- [Collected data]
============

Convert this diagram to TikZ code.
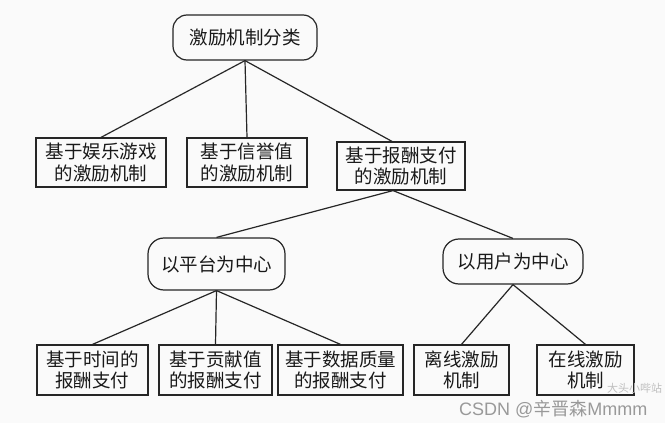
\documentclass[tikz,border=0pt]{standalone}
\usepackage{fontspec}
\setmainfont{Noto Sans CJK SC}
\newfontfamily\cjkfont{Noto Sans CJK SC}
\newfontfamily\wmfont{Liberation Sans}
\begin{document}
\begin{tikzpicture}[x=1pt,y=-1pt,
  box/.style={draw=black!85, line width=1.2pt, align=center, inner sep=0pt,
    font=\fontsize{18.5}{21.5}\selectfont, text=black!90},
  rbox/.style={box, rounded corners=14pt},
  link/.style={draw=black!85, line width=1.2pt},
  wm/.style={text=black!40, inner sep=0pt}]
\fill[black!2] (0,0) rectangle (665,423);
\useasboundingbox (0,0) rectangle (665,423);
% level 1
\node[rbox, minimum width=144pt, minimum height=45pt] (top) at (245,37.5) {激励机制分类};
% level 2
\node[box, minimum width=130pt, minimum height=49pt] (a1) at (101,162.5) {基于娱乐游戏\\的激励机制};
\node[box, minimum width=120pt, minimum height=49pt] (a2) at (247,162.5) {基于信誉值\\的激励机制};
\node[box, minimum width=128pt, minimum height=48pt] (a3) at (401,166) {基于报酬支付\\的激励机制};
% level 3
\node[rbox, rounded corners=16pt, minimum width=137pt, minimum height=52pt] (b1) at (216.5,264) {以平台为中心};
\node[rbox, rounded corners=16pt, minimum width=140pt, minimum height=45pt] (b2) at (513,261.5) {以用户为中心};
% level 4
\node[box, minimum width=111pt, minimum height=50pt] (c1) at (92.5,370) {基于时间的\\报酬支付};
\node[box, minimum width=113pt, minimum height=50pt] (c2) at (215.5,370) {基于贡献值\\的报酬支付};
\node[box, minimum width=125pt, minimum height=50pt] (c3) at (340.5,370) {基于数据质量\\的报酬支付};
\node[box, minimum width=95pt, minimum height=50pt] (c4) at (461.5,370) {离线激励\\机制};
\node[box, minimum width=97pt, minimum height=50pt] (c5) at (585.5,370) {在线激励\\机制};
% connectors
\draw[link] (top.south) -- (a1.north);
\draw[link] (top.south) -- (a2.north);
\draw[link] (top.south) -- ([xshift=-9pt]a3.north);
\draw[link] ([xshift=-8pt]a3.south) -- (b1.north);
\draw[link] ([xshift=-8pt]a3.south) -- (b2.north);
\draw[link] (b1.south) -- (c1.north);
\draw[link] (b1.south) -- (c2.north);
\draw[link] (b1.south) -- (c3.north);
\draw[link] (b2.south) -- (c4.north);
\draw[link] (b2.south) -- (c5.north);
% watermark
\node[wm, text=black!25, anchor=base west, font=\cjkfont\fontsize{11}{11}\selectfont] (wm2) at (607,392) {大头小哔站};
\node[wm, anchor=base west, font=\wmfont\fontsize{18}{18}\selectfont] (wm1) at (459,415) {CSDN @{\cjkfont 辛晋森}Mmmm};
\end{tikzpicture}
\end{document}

============

- [Problem description] Copy the listing over exactly, skipping the pictures it holds.

- [Task result]
Convert this diagram to TikZ code.
\documentclass[tikz,border=0pt]{standalone}
\usepackage{fontspec}
\setmainfont{Noto Sans CJK SC}
\newfontfamily\cjkfont{Noto Sans CJK SC}
\newfontfamily\wmfont{Liberation Sans}
\begin{document}
\begin{tikzpicture}[x=1pt,y=-1pt,
  box/.style={draw=black!85, line width=1.2pt, align=center, inner sep=0pt,
    font=\fontsize{18.5}{21.5}\selectfont, text=black!90},
  rbox/.style={box, rounded corners=14pt},
  link/.style={draw=black!85, line width=1.2pt},
  wm/.style={text=black!40, inner sep=0pt}]
\fill[black!2] (0,0) rectangle (665,423);
\useasboundingbox (0,0) rectangle (665,423);
% level 1
\node[rbox, minimum width=144pt, minimum height=45pt] (top) at (245,37.5) {激励机制分类};
% level 2
\node[box, minimum width=130pt, minimum height=49pt] (a1) at (101,162.5) {基于娱乐游戏\\的激励机制};
\node[box, minimum width=120pt, minimum height=49pt] (a2) at (247,162.5) {基于信誉值\\的激励机制};
\node[box, minimum width=128pt, minimum height=48pt] (a3) at (401,166) {基于报酬支付\\的激励机制};
% level 3
\node[rbox, rounded corners=16pt, minimum width=137pt, minimum height=52pt] (b1) at (216.5,264) {以平台为中心};
\node[rbox, rounded corners=16pt, minimum width=140pt, minimum height=45pt] (b2) at (513,261.5) {以用户为中心};
% level 4
\node[box, minimum width=111pt, minimum height=50pt] (c1) at (92.5,370) {基于时间的\\报酬支付};
\node[box, minimum width=113pt, minimum height=50pt] (c2) at (215.5,370) {基于贡献值\\的报酬支付};
\node[box, minimum width=125pt, minimum height=50pt] (c3) at (340.5,370) {基于数据质量\\的报酬支付};
\node[box, minimum width=95pt, minimum height=50pt] (c4) at (461.5,370) {离线激励\\机制};
\node[box, minimum width=97pt, minimum height=50pt] (c5) at (585.5,370) {在线激励\\机制};
% connectors
\draw[link] (top.south) -- (a1.north);
\draw[link] (top.south) -- (a2.north);
\draw[link] (top.south) -- ([xshift=-9pt]a3.north);
\draw[link] ([xshift=-8pt]a3.south) -- (b1.north);
\draw[link] ([xshift=-8pt]a3.south) -- (b2.north);
\draw[link] (b1.south) -- (c1.north);
\draw[link] (b1.south) -- (c2.north);
\draw[link] (b1.south) -- (c3.north);
\draw[link] (b2.south) -- (c4.north);
\draw[link] (b2.south) -- (c5.north);
% watermark
\node[wm, text=black!25, anchor=base west, font=\cjkfont\fontsize{11}{11}\selectfont] (wm2) at (607,392) {大头小哔站};
\node[wm, anchor=base west, font=\wmfont\fontsize{18}{18}\selectfont] (wm1) at (459,415) {CSDN @{\cjkfont 辛晋森}Mmmm};
\end{tikzpicture}
\end{document}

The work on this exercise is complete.